Do this
Go through the records below from the first line and print each one exactly, stopping after the line that contains "GREY = '#7f7f7f'". Do not print pictures or anything past that line.
— BEGIN Excerpted data —
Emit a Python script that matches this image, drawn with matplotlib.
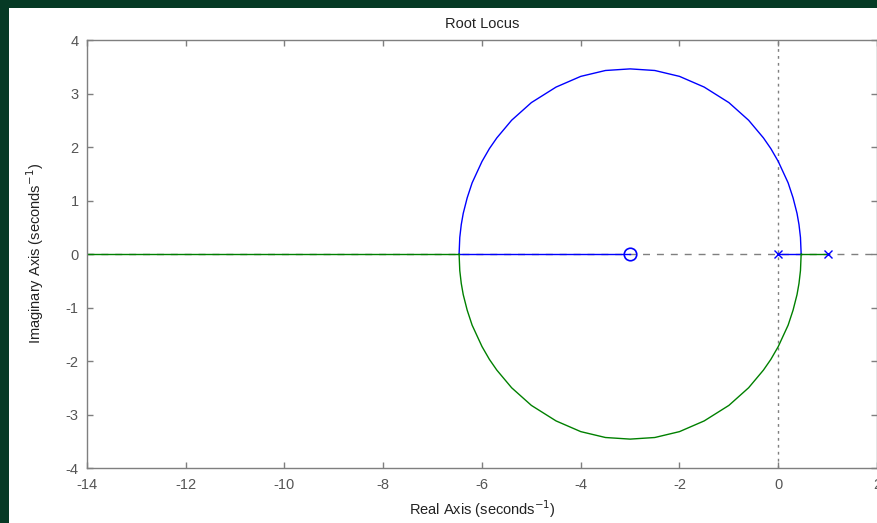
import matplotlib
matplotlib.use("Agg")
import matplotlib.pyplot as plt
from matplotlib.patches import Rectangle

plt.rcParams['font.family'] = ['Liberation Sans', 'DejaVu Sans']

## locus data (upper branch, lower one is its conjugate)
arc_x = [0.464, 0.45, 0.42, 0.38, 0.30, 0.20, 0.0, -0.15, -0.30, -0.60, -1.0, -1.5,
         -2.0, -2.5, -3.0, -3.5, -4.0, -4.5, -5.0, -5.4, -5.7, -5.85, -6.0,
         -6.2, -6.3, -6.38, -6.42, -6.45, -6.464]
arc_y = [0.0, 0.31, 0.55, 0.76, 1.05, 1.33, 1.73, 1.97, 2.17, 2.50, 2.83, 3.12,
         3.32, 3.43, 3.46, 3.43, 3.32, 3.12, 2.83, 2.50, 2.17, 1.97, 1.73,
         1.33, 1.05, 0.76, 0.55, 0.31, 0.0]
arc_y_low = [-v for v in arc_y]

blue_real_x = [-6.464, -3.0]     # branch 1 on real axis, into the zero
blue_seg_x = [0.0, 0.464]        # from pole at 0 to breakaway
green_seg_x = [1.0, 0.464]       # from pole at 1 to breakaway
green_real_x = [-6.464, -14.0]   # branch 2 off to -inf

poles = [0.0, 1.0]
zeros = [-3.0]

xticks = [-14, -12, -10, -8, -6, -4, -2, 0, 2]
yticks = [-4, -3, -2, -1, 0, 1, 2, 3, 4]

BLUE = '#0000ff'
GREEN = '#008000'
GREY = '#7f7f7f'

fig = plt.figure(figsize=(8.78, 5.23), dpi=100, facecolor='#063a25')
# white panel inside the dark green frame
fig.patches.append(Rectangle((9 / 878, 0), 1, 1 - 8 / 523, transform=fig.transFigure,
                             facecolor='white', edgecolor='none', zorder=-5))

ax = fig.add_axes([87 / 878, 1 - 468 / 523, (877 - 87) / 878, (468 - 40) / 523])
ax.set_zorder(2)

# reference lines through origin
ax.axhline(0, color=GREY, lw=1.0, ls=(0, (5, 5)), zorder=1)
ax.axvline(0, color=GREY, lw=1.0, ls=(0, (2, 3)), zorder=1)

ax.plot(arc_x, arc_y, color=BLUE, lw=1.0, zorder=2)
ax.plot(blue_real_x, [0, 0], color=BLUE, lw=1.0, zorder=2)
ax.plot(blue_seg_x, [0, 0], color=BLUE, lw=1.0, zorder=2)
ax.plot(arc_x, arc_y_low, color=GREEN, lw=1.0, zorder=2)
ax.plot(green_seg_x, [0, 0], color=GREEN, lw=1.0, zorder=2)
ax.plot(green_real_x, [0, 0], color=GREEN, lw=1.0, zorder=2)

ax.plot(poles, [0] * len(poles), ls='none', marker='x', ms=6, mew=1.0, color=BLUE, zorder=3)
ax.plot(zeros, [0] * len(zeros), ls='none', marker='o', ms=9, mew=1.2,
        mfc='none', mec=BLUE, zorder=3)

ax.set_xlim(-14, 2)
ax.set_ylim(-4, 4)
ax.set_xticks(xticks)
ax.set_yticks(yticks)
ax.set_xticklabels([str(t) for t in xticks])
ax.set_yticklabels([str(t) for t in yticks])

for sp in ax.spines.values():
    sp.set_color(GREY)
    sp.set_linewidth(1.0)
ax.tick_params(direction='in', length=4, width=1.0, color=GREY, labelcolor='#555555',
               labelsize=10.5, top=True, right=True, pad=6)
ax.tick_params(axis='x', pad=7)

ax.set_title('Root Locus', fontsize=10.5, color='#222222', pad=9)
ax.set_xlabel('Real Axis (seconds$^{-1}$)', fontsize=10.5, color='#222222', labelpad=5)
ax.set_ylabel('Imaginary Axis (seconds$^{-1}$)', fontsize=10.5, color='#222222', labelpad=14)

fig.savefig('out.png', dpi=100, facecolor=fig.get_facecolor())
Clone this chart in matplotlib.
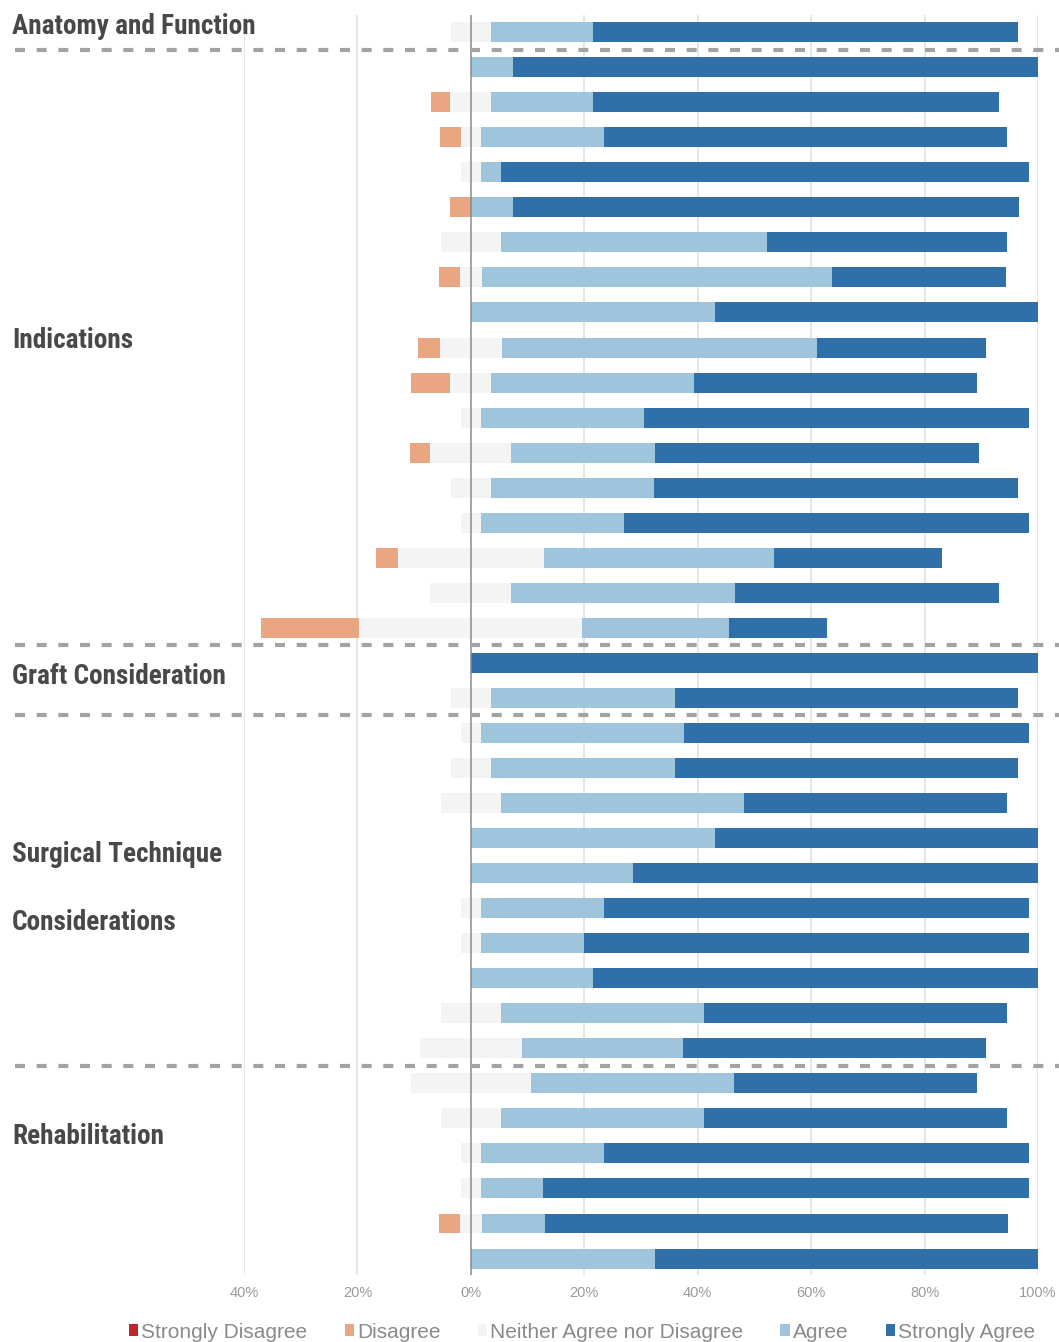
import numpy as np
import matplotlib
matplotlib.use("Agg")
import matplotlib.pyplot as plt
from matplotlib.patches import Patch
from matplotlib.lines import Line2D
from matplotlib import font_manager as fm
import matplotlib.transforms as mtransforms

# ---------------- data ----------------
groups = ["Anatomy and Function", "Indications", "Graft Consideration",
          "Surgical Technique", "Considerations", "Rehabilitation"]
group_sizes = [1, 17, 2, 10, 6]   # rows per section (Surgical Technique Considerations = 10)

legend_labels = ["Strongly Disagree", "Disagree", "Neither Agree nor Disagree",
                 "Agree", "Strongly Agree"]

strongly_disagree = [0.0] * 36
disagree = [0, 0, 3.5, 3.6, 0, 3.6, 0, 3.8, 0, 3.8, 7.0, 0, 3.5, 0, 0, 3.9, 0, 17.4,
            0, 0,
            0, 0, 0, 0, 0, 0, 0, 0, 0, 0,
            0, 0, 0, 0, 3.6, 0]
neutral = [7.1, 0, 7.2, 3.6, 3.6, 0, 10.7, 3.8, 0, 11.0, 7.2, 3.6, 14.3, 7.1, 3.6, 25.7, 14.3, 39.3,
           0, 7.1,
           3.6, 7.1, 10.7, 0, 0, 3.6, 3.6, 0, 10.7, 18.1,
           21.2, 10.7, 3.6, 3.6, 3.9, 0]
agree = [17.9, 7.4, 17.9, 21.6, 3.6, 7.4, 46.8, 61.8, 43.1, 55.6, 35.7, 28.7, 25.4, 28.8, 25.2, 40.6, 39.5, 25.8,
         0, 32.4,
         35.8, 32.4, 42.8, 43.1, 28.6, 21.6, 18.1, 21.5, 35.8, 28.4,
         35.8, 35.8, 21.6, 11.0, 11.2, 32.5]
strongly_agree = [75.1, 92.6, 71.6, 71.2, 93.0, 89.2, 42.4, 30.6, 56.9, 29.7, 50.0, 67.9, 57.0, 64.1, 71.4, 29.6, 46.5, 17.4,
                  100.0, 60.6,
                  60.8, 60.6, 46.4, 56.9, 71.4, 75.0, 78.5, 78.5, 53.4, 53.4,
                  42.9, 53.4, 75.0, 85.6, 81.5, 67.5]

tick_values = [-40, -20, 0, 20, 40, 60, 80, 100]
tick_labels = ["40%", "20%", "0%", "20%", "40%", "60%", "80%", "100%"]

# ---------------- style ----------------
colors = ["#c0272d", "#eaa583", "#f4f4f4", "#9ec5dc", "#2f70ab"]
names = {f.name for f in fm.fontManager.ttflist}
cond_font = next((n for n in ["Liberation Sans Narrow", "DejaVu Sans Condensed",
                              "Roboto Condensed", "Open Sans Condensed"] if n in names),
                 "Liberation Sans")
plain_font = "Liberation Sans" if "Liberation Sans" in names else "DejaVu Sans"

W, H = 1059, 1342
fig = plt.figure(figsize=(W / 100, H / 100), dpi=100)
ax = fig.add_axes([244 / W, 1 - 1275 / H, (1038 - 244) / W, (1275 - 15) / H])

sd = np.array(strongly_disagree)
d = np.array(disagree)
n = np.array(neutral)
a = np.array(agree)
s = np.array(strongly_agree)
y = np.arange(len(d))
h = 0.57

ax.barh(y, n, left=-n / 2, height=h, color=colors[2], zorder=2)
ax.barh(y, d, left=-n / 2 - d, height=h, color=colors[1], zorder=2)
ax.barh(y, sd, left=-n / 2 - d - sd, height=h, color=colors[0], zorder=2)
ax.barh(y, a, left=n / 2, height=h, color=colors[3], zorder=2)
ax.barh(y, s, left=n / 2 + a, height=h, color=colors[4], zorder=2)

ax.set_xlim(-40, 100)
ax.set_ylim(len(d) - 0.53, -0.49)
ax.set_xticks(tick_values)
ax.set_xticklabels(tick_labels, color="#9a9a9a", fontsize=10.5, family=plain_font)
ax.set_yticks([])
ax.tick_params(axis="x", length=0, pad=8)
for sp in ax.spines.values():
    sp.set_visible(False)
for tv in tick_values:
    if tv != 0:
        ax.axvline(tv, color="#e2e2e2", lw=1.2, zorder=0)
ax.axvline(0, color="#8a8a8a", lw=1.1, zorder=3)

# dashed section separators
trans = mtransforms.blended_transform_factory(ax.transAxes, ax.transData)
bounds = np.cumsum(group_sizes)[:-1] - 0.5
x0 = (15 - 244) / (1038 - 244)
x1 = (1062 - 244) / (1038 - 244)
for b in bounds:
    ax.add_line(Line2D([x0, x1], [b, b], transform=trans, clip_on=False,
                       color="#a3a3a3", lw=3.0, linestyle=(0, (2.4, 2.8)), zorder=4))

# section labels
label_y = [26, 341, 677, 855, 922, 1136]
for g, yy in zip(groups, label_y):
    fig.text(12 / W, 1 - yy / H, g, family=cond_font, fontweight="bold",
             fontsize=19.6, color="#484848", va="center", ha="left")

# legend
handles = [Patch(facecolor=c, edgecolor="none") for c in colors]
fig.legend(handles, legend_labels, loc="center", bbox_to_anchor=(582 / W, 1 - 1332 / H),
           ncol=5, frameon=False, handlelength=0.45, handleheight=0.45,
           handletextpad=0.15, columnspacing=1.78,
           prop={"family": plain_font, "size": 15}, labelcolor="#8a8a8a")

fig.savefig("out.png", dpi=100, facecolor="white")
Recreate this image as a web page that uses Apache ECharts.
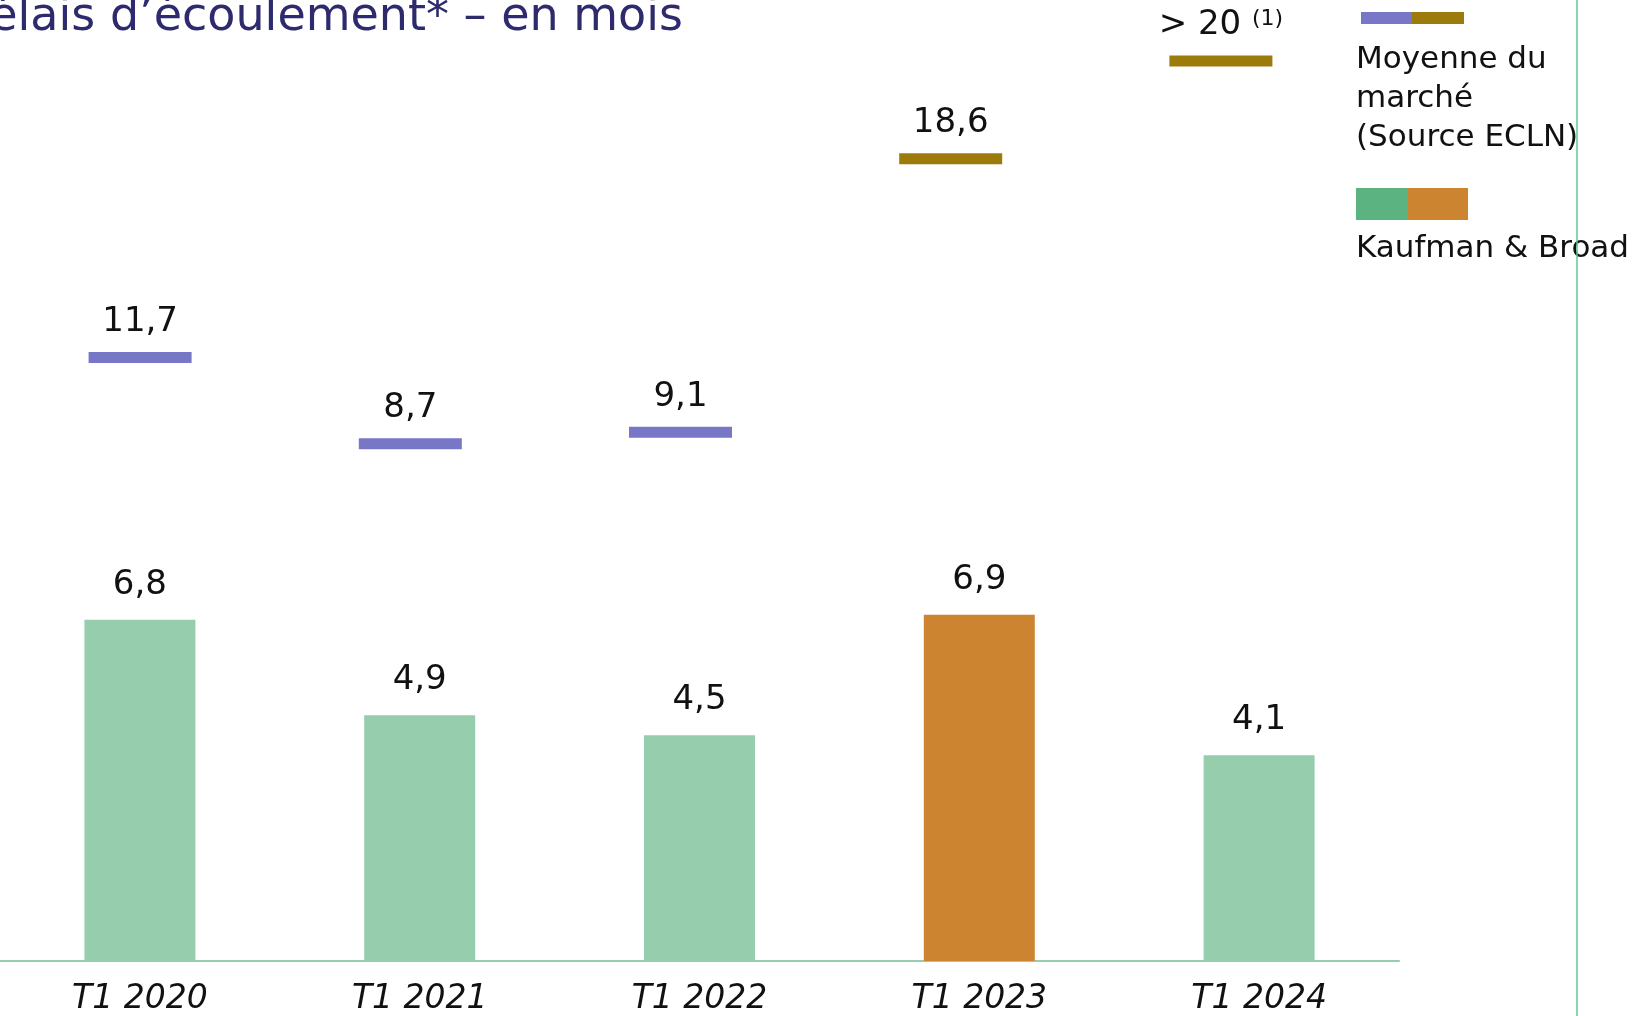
— END Excerpted data —
Completed task
Emit a Python script that matches this image, drawn with matplotlib.
import matplotlib
matplotlib.use("Agg")
import matplotlib.pyplot as plt
from matplotlib.patches import Rectangle

plt.rcParams['font.family'] = ['Liberation Sans', 'DejaVu Sans']

## locus data (upper branch, lower one is its conjugate)
arc_x = [0.464, 0.45, 0.42, 0.38, 0.30, 0.20, 0.0, -0.15, -0.30, -0.60, -1.0, -1.5,
         -2.0, -2.5, -3.0, -3.5, -4.0, -4.5, -5.0, -5.4, -5.7, -5.85, -6.0,
         -6.2, -6.3, -6.38, -6.42, -6.45, -6.464]
arc_y = [0.0, 0.31, 0.55, 0.76, 1.05, 1.33, 1.73, 1.97, 2.17, 2.50, 2.83, 3.12,
         3.32, 3.43, 3.46, 3.43, 3.32, 3.12, 2.83, 2.50, 2.17, 1.97, 1.73,
         1.33, 1.05, 0.76, 0.55, 0.31, 0.0]
arc_y_low = [-v for v in arc_y]

blue_real_x = [-6.464, -3.0]     # branch 1 on real axis, into the zero
blue_seg_x = [0.0, 0.464]        # from pole at 0 to breakaway
green_seg_x = [1.0, 0.464]       # from pole at 1 to breakaway
green_real_x = [-6.464, -14.0]   # branch 2 off to -inf

poles = [0.0, 1.0]
zeros = [-3.0]

xticks = [-14, -12, -10, -8, -6, -4, -2, 0, 2]
yticks = [-4, -3, -2, -1, 0, 1, 2, 3, 4]

BLUE = '#0000ff'
GREEN = '#008000'
GREY = '#7f7f7f'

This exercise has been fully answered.